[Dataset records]
[start]
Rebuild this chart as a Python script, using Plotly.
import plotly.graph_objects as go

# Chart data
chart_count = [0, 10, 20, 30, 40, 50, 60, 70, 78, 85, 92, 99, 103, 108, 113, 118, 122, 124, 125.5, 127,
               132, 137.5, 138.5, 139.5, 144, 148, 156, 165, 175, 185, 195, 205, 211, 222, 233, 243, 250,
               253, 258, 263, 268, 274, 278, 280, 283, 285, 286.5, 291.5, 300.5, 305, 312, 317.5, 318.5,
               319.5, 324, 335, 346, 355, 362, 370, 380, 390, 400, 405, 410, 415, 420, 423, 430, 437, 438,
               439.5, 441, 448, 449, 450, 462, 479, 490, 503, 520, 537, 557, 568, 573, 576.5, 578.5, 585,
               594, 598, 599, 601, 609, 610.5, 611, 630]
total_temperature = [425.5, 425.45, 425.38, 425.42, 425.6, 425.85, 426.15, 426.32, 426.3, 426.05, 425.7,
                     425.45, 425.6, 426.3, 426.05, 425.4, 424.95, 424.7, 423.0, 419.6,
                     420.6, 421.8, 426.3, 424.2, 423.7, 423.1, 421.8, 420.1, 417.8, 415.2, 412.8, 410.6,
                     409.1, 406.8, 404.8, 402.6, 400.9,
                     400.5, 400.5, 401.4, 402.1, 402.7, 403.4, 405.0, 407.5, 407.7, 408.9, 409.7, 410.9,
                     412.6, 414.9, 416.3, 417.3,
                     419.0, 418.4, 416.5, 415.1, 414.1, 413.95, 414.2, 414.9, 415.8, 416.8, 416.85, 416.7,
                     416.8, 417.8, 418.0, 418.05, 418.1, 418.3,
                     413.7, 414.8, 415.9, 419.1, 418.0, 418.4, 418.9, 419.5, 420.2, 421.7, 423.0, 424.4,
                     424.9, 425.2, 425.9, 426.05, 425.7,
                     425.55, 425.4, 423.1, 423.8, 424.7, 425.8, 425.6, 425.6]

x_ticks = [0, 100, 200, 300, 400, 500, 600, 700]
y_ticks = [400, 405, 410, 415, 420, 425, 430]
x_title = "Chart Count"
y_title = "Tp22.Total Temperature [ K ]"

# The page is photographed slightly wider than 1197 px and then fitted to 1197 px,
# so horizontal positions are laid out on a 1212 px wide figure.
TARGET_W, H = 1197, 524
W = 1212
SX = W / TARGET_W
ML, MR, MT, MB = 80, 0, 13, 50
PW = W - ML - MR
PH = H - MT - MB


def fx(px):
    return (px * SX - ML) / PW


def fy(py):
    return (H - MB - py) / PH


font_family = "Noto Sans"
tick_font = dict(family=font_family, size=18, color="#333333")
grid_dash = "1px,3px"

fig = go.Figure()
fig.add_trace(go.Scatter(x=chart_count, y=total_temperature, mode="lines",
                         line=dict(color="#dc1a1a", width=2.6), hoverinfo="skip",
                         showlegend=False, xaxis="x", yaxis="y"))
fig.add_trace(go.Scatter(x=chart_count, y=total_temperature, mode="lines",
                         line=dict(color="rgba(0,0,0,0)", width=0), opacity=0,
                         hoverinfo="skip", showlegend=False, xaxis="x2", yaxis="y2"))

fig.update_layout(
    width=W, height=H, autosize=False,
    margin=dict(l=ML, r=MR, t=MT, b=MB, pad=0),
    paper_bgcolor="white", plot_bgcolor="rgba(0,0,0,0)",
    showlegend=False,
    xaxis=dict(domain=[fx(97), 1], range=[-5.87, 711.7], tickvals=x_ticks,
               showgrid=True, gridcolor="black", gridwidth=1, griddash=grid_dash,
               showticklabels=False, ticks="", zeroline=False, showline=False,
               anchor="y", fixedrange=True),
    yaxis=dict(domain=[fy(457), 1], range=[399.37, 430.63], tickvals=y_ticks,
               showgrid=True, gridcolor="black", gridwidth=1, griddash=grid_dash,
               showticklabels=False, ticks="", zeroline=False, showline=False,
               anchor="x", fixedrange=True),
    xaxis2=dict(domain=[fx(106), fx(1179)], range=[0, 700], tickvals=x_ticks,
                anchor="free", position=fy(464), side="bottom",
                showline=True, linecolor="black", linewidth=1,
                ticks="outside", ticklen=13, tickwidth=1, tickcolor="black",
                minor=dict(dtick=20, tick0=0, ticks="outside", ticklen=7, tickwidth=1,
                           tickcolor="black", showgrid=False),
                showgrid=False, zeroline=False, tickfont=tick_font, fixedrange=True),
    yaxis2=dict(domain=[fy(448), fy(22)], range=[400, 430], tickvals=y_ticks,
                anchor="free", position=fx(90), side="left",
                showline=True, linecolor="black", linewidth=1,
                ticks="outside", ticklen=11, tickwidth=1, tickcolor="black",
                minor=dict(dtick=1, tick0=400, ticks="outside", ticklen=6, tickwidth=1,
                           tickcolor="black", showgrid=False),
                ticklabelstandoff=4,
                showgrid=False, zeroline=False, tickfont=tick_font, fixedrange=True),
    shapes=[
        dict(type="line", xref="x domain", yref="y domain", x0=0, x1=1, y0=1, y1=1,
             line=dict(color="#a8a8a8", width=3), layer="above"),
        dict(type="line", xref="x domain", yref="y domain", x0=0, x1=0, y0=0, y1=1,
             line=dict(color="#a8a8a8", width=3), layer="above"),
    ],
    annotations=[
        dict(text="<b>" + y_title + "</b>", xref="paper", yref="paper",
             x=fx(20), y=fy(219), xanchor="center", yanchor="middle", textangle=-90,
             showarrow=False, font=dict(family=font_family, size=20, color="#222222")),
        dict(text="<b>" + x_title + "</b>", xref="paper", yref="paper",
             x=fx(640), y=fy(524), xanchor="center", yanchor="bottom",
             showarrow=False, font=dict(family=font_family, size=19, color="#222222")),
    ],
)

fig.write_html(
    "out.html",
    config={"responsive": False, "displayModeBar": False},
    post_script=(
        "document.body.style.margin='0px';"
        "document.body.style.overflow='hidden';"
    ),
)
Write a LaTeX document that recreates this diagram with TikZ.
[end]
REQUEST = Lines from the beginning of the data above through the line containing "import plotly.graph_objects as go" are to be returned exactly, and no others.

WRITTEN REPLY =
Rebuild this chart as a Python script, using Plotly.
import plotly.graph_objects as go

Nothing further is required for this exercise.